Scientists had only barely absorbed the surprising news that most of our DNA doesn’t do anything when even more unexpected findings began to turn up. First in Germany and then in Switzerland researchers performed some rather bizarre experiments that produced curiously unbizarre outcomes. In one they took the gene that controlled the development of a mouse’s eye and inserted it into the larva of a fruit fly. The thought was that it might produce something interestingly grotesque. In fact, the mouse-eye gene not only made a viable eye in the fruit fly, it made a fly’s eye. Here were two creatures that hadn’t shared a common ancestor for 500 million years, yet could swap genetic material as if they were sisters.

The story was the same wherever researchers looked. They found that they could insert human DNA into certain cells of flies, and the flies would accept it as if it were their own. Over 60 percent of human genes, it turns out, are fundamentally the same as those found in fruit flies. At least 90 percent correlate at some level to those found in mice. (We even have the same genes for making a tail, if only they would switch on.) In field after field, researchers found that whatever organism they were working on-whether nematode worms or human beings-they were often studying essentially the same genes. Life, it appeared, was drawn up from a single set of blueprints.

Further probings revealed the existence of a clutch of master control genes, each directing the development of a section of the body, which were dubbed homeotic (from a Greek word meaning “similar”) or hox genes. Hox genes answered the long-bewildering question of how billions of embryonic cells, all arising from a single fertilized egg and carrying identical DNA, know where to go and what to do-that this one should become a liver cell, this one a stretchy neuron, this one a bubble of blood, this one part of the shimmer on a beating wing. It is the hox genes that instruct them, and they do it for all organisms in much the same way.

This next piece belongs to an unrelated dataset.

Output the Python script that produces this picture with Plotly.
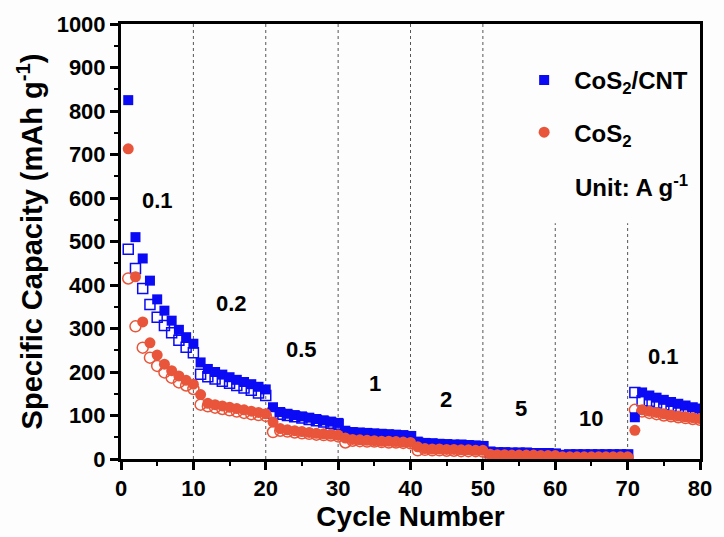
import plotly.graph_objects as go

cycles = list(range(1, 81))

cnt_discharge = [825, 510, 461, 410, 367, 341, 318, 297, 280, 265,
                 222, 207, 200, 194, 188, 182, 177, 172, 166, 160,
                 119, 108, 104, 101, 98, 95, 92, 89, 86, 83,
                 65, 62, 61, 60, 59, 58, 57, 56, 55, 53,
                 40, 37, 36, 35, 34, 33, 33, 32, 31, 30,
                 17, 15, 15, 14, 14, 14, 13, 13, 13, 12,
                 9, 10, 10, 10, 10, 10, 10, 10, 10, 10,
                 96, 153, 146, 141, 136, 131, 127, 123, 119, 116]
cnt_charge = [482, 438, 392, 355, 326, 307, 290, 273, 257, 244,
              195, 189, 184, 179, 174, 169, 163, 158, 152, 146,
              105, 103, 100, 97, 94, 91, 88, 85, 82, 80,
              60, 59, 58, 57, 56, 55, 54, 53, 52, 51,
              36, 35, 34, 33, 32, 31, 31, 30, 29, 28,
              15, 14, 14, 13, 13, 13, 12, 12, 12, 11,
              8, 9, 9, 9, 9, 9, 9, 9, 9, 9,
              153, 134, 133, 129, 125, 121, 118, 115, 112, 109]
cos2_discharge = [713, 419, 315, 267, 239, 218, 203, 191, 181, 172,
                  148, 128, 125, 122, 119, 116, 113, 110, 107, 104,
                  85, 70, 67, 65, 63, 61, 59, 58, 57, 55,
                  48, 45, 44, 43, 42, 41, 41, 40, 39, 38,
                  28, 24, 23, 23, 22, 22, 21, 21, 20, 20,
                  11, 10, 10, 9, 9, 9, 9, 8, 8, 8,
                  5, 5, 5, 5, 5, 5, 5, 5, 5, 5,
                  66, 113, 110, 107, 104, 101, 99, 97, 95, 93]
cos2_charge = [415, 305, 256, 233, 214, 199, 187, 176, 169, 161,
               125, 121, 118, 115, 112, 109, 106, 103, 101, 99,
               62, 65, 63, 61, 59, 58, 56, 55, 54, 52,
               38, 42, 41, 40, 40, 39, 38, 38, 37, 36,
               20, 21, 20, 20, 19, 19, 18, 18, 18, 17,
               8, 8, 8, 7, 7, 7, 7, 7, 7, 7,
               4, 4, 4, 4, 4, 4, 4, 4, 4, 4,
               113, 109, 106, 103, 100, 98, 96, 94, 92, 90]

x_tick_vals = [0, 10, 20, 30, 40, 50, 60, 70, 80]
y_tick_vals = [0, 100, 200, 300, 400, 500, 600, 700, 800, 900, 1000]
x_tick_text = ["<b>%d</b>" % v for v in x_tick_vals]
y_tick_text = ["<b>%d</b>" % v for v in y_tick_vals]

rate_labels = ["0.1", "0.2", "0.5", "1", "2", "5", "10", "0.1"]
rate_label_x = [5.0, 15.3, 24.9, 35.1, 44.9, 55.2, 64.9, 74.9]
rate_label_y = [595, 358, 251, 174, 136, 117, 94, 235]
divider_x = [10, 20, 30, 40, 50, 60, 70]
divider_top = [1000, 1000, 1000, 1000, 1000, 542, 542]

BLUE = "#0A0AF5"
RED = "#E8553A"
FONT = "Liberation Sans, Arial, sans-serif"

fig = go.Figure()
fig.add_trace(go.Scatter(x=cycles, y=cnt_charge, mode="markers", showlegend=False,
                         marker=dict(symbol="square-open", size=10, color=BLUE,
                                     line=dict(width=1.5, color=BLUE))))
fig.add_trace(go.Scatter(x=cycles, y=cos2_charge, mode="markers", showlegend=False,
                         marker=dict(symbol="circle-open", size=11, color=RED,
                                     line=dict(width=1.5, color=RED))))
fig.add_trace(go.Scatter(x=cycles, y=cnt_discharge, mode="markers",
                         name="<b>CoS<sub>2</sub>/CNT</b>", legendgroup="a",
                         marker=dict(symbol="square", size=10, color=BLUE)))
fig.add_trace(go.Scatter(x=cycles, y=cos2_discharge, mode="markers",
                         name="<b>CoS<sub>2</sub></b>", legendgroup="b",
                         marker=dict(symbol="circle", size=11, color=RED)))

for xv, top in zip(divider_x, divider_top):
    fig.add_shape(type="line", x0=xv, x1=xv, y0=0, y1=top, xref="x", yref="y",
                  line=dict(color="#555555", width=1, dash="dot"), layer="below")

for t, xv, yv in zip(rate_labels, rate_label_x, rate_label_y):
    fig.add_annotation(x=xv, y=yv, text="<b>" + t + "</b>", showarrow=False,
                       font=dict(size=22, color="black", family=FONT))

fig.add_annotation(x=0.982, y=0.628, xref="paper", yref="paper", xanchor="right",
                   yanchor="middle",
                   text="<b>Unit: A g<sup>-1</sup></b>", showarrow=False,
                   font=dict(size=24, color="black", family=FONT))

fig.update_layout(
    width=724, height=537,
    margin=dict(l=121, r=17, t=24, b=78),
    paper_bgcolor="#FCFDFC", plot_bgcolor="#FCFDFC",
    font=dict(family=FONT, color="black"),
    legend=dict(x=0.679, y=0.922, xanchor="left", yanchor="top",
                font=dict(size=24, family=FONT), bgcolor="rgba(0,0,0,0)",
                tracegroupgap=18, itemsizing="trace", itemwidth=50),
    xaxis=dict(range=[0, 80], tickvals=x_tick_vals, ticktext=x_tick_text,
               ticks="outside", ticklen=8, tickwidth=2.5, tickcolor="black",
               minor=dict(ticks="outside", ticklen=4, tickwidth=2, dtick=5, tickcolor="black"),
               showline=True, linewidth=3, linecolor="black", mirror=True,
               showgrid=False, zeroline=False,
               tickfont=dict(size=22, family=FONT),
               title=dict(text="<b>Cycle Number</b>", font=dict(size=28, family=FONT), standoff=4)),
    yaxis=dict(range=[0, 1000], tickvals=y_tick_vals, ticktext=y_tick_text,
               ticks="outside", ticklen=8, tickwidth=2.5, tickcolor="black",
               minor=dict(ticks="outside", ticklen=4, tickwidth=2, dtick=50, tickcolor="black"),
               showline=True, linewidth=3, linecolor="black", mirror=True,
               showgrid=False, zeroline=False,
               tickfont=dict(size=22, family=FONT),
               title=dict(text="<b>Specific Capacity (mAh g<sup>-1</sup>)</b>",
                          font=dict(size=29, family=FONT), standoff=6)),
)

fig.write_html("out.html")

Interestingly, the amount of genetic material and how it is organized doesn’t necessarily, or even generally, reflect the level of sophistication of the creature that contains it. We have forty-six chromosomes, but some ferns have more than six hundred. The lungfish, one of the least evolved of all complex animals, has forty times as much DNA as we have. Even the common newt is more genetically splendorous than we are, by a factor of five.